- [Aim of the task]: Identify every line in the records below that contains the word "this", and reproduce each one.

- [Records supplied]:
--------

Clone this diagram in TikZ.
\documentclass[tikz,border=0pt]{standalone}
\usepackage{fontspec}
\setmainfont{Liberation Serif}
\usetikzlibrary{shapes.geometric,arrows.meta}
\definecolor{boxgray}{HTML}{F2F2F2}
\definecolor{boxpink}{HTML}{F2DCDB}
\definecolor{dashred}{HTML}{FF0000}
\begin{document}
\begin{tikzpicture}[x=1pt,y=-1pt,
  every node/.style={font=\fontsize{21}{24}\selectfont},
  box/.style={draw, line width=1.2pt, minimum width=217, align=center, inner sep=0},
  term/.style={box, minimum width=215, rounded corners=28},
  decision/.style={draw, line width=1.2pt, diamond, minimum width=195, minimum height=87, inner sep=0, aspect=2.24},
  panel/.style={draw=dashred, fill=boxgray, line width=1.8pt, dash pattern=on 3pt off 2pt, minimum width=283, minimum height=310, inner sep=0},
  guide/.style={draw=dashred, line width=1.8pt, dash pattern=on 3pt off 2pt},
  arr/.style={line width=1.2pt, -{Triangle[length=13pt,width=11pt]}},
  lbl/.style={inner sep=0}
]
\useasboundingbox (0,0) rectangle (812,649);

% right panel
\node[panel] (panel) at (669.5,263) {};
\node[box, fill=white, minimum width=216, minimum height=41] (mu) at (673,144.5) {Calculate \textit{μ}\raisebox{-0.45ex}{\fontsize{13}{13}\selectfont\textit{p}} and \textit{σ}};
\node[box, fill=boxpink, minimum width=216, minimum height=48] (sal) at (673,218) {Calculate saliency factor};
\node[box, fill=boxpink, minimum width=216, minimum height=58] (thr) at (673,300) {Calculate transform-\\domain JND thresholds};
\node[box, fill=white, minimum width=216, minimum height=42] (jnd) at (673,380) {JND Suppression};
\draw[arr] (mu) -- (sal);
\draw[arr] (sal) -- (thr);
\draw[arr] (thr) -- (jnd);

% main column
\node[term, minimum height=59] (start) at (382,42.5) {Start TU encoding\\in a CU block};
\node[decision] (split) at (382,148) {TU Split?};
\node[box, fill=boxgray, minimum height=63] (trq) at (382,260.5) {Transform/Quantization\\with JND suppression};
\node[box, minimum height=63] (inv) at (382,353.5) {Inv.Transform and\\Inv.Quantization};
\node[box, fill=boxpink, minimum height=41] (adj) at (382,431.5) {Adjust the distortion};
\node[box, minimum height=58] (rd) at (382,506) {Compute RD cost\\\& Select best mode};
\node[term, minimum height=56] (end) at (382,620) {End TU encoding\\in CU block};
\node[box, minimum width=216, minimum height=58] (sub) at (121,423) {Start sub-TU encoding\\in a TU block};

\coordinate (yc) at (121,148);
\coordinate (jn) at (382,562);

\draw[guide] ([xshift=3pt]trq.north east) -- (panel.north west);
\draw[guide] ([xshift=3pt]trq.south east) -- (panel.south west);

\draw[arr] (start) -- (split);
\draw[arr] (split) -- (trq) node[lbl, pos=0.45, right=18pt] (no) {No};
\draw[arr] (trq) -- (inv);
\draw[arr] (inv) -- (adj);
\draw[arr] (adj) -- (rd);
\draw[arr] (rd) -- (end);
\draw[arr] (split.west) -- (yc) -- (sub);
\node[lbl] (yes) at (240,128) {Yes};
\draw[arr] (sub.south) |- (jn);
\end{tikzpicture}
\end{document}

--------

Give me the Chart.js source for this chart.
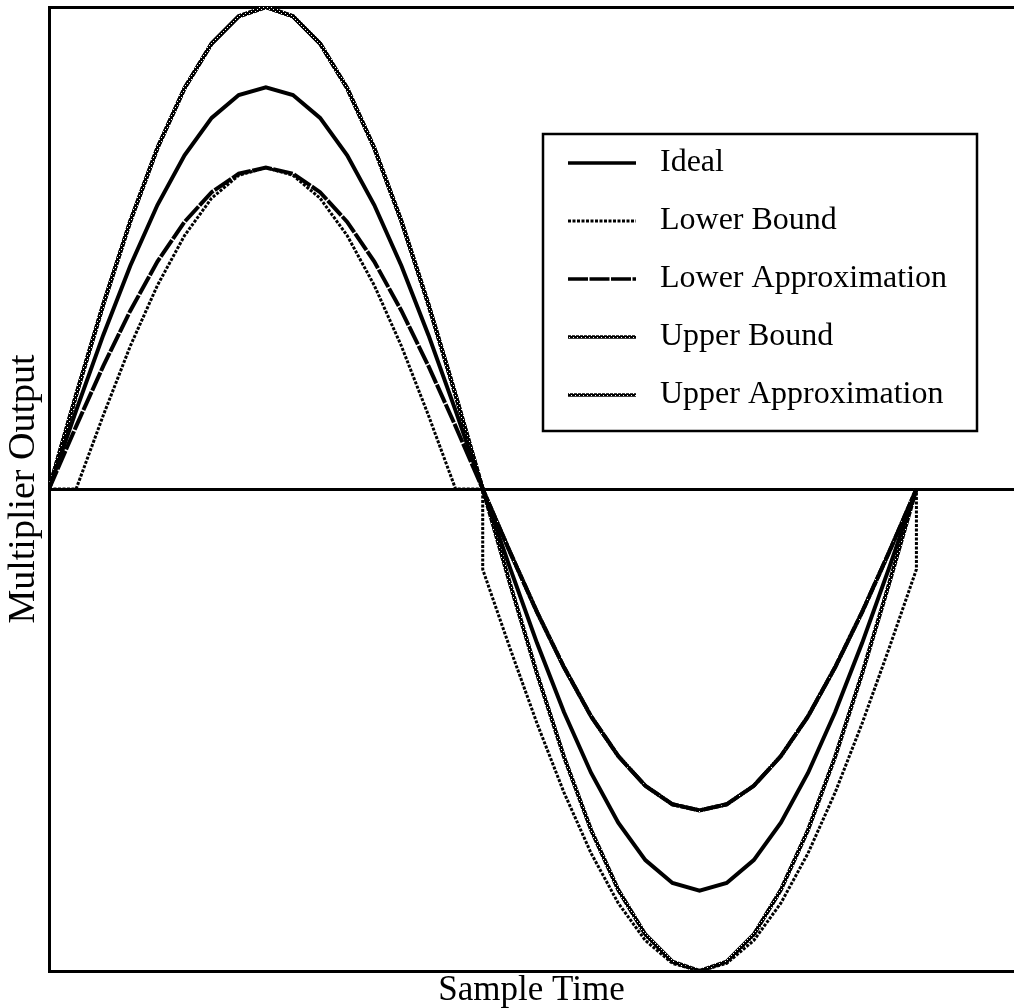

--------

- [Solution]:
Clone this diagram in TikZ.
Give me the Chart.js source for this chart.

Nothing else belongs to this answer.